Да, у него не было никакой защиты, кроме доброты. И здесь, в тонком мире, она испускала лучи, видные на бесконечном расстоянии, лучи, которые сам Якоб не замечал и замечать не имел права, но которые принимало и понимало пространство вокруг. О, если бы он посмотрел на себя со стороны, то увидел совсем не то, что привык видеть в зеркале, – он бы запрыгал от радости, он бы не поверил глазам: всё, что нашёптывали ночные голоса, было таким обманом!
«Вот, – подумал Пуп уже о другом, оглядываясь назад, – люди считают осьминога простейшим беспозвоночным. А сами порой делают глупости, например, носятся, сломя голову, забыв надеть шлем!»
Скоро рыбьи грёзы стали редеть, и начались фантазии деревьев, сигнализируя, что он пролетает над каким-то одиноким клочком суши.

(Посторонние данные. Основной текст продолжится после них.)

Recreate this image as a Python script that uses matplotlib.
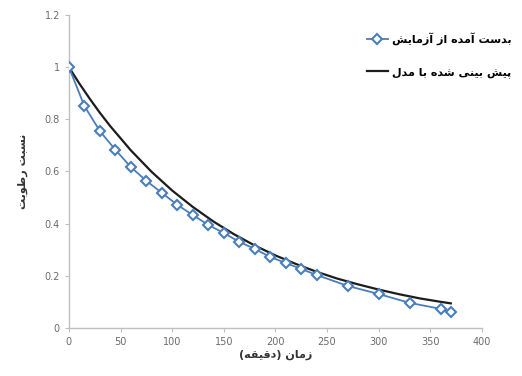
import matplotlib
matplotlib.use("Agg")
import matplotlib.pyplot as plt

t_exp = [0, 15, 30, 45, 60, 75, 90, 105, 120, 135, 150, 165, 180,
         195, 210, 225, 240, 270, 300, 330, 360, 370]
mr_exp = [1.0, 0.851, 0.755, 0.683, 0.617, 0.564, 0.518, 0.472, 0.433,
          0.395, 0.364, 0.330, 0.303, 0.272, 0.249, 0.226, 0.203, 0.161,
          0.130, 0.096, 0.073, 0.061]

# model curve
t_mod = [0, 10, 20, 30, 40, 60, 80, 100, 120, 140, 160, 180, 200, 220,
         240, 260, 280, 300, 320, 340, 360, 370]
mr_mod = [1.0, 0.938, 0.880, 0.825, 0.774, 0.681, 0.599, 0.527, 0.464,
          0.408, 0.359, 0.316, 0.278, 0.245, 0.215, 0.189, 0.167, 0.147,
          0.129, 0.113, 0.100, 0.094]

lbl_exp = "بدست آمده از آزمایش"
lbl_mod = "پیش بینی شده با مدل"
xlabel = "زمان (دقیقه)"
ylabel = "نسبت رطوبت"

# --- minimal Persian shaping (matplotlib has no shaping / bidi) ---
# letter: (isolated, final, initial, medial) ; None for right-joining
FORMS = {
    "ا": ("\uFE8D", "\uFE8E", None, None),
    "آ": ("\uFE81", "\uFE82", None, None),
    "ب": ("\uFE8F", "\uFE90", "\uFE91", "\uFE92"),
    "پ": ("\uFB56", "\uFB57", "\uFB58", "\uFB59"),
    "ت": ("\uFE95", "\uFE96", "\uFE97", "\uFE98"),
    "د": ("\uFEA9", "\uFEAA", None, None),
    "ر": ("\uFEAD", "\uFEAE", None, None),
    "ز": ("\uFEAF", "\uFEB0", None, None),
    "س": ("\uFEB1", "\uFEB2", "\uFEB3", "\uFEB4"),
    "ش": ("\uFEB5", "\uFEB6", "\uFEB7", "\uFEB8"),
    "ط": ("\uFEC1", "\uFEC2", "\uFEC3", "\uFEC4"),
    "ق": ("\uFED5", "\uFED6", "\uFED7", "\uFED8"),
    "ل": ("\uFEDD", "\uFEDE", "\uFEDF", "\uFEE0"),
    "م": ("\uFEE1", "\uFEE2", "\uFEE3", "\uFEE4"),
    "ن": ("\uFEE5", "\uFEE6", "\uFEE7", "\uFEE8"),
    "ه": ("\uFEE9", "\uFEEA", "\uFEEB", "\uFEEC"),
    "و": ("\uFEED", "\uFEEE", None, None),
    "ی": ("\uFEEF", "\uFEF0", "\uFEF3", "\uFEF4"),
}


def fa(text):
    chars = list(text)
    out = []
    for i, c in enumerate(chars):
        if c not in FORMS:
            out.append(c)
            continue
        prev = chars[i - 1] if i > 0 else None
        nxt = chars[i + 1] if i + 1 < len(chars) else None
        join_prev = prev in FORMS and FORMS[prev][2] is not None
        join_next = FORMS[c][2] is not None and nxt in FORMS
        iso, fin, ini, med = FORMS[c]
        if join_prev and join_next:
            out.append(med)
        elif join_prev:
            out.append(fin)
        elif join_next:
            out.append(ini)
        else:
            out.append(iso)
    vis = "".join(reversed(out))
    return vis.translate(str.maketrans("()", ")("))


plt.rcParams["font.family"] = ["DejaVu Sans"]

fig = plt.figure(figsize=(5.22, 3.76), dpi=100)
ax = fig.add_axes([0.132, 0.128, 0.791, 0.832])

blue = "#4a7ebb"
ax.plot(t_exp, mr_exp, color=blue, lw=1.3, marker="D", ms=5.5,
        mfc="white", mec=blue, mew=1.5, label=fa(lbl_exp), zorder=3)
ax.plot(t_mod, mr_mod, color="#1c1c1c", lw=1.6, label=fa(lbl_mod), zorder=2)

ax.set_xlim(0, 400)
ax.set_ylim(0, 1.2)
ax.set_xticks(range(0, 401, 50))
ax.set_yticks([0, 0.2, 0.4, 0.6, 0.8, 1.0, 1.2])
ax.set_yticklabels(["0", "0.2", "0.4", "0.6", "0.8", "1", "1.2"])

for s in ["top", "right"]:
    ax.spines[s].set_visible(False)
for s in ["left", "bottom"]:
    ax.spines[s].set_color("#bfbfbf")
    ax.spines[s].set_linewidth(1.0)
ax.tick_params(colors="#bfbfbf", labelcolor="#6b6b6b", labelsize=7,
               length=3, width=0.8, direction="out")

ax.set_xlabel(fa(xlabel), fontsize=8, fontweight="bold", color="#333333",
              labelpad=2)
ax.set_ylabel(fa(ylabel), fontsize=8, fontweight="bold", color="#333333",
              labelpad=12)

fig.legend(loc="upper left", bbox_to_anchor=(0.692, 0.93), frameon=False,
           handlelength=1.9, handletextpad=0.4, labelspacing=2.0,
           borderpad=0, prop={"weight": "bold", "size": 8})

fig.savefig("out.png", dpi=100)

Гондола, уловив желание передохнуть, стала снижаться, и вскоре из-за облаков показался небольшой лесистый островок.
Нежно-зелёная листва двигалась со вздохом единого живого существа, и, вглядываясь в деревья, окружившие его со всех сторон, профессор не мог избавиться от чувства, что лес тоже смотрит на него. Здесь было удивительно спокойно, и его недавние волнения тоже улеглись. Оставив гондолу на опушке, он пошёл пешком.
Вскоре на пути возник ручеёк, речь которого, чистая и прозрачная, привела к старой ольхе. Усевшись под ней, Пуп задумался о том, как такой тихий островок смог сохраниться в этом бушующем мире желаний, – даже бабочка, порхавшая перед его лицом, несла на своих узорчатых крыльях умиротворение и покой.
По старой привычке он попытался бабочку поймать, когда неожиданно кто-то пощекотал его спину. Якоб вскочил, озираясь по сторонам, но никого не увидел. Постояв в нерешительности, он сел, вновь привалившись к дереву, и вдруг чьи-то ласковые руки обняли, а ствол ольхи потеплел, становясь податливым и нежным.
Профессор резко обернулся и тут же встретился взглядом с глазами, смотревшими сквозь кору дерева. Глаза эти, немигающие, огромные, блестели откуда-то из таинственной, волокнистой его глубины. Зелень рощи меркла в их изумрудном свете, и он замер, как сидел, с вывернутой назад головой.
Прошелестел тихий смешок, и сквозь кору выступило насмешливое девичье лицо. Лицо это, с приставшей к щеке прядкой иссиня-чёрных волос, было нежно-фисташковым, с очень гладкой кожей.
Пуп невольно отпрянул, разглядывая лукавое и одновременно детское его выражение. Лицо то сливалось с корой, то снова появлялось, будто дриада не решила, показаться незнакомцу целиком или спрятаться обратно в дерево.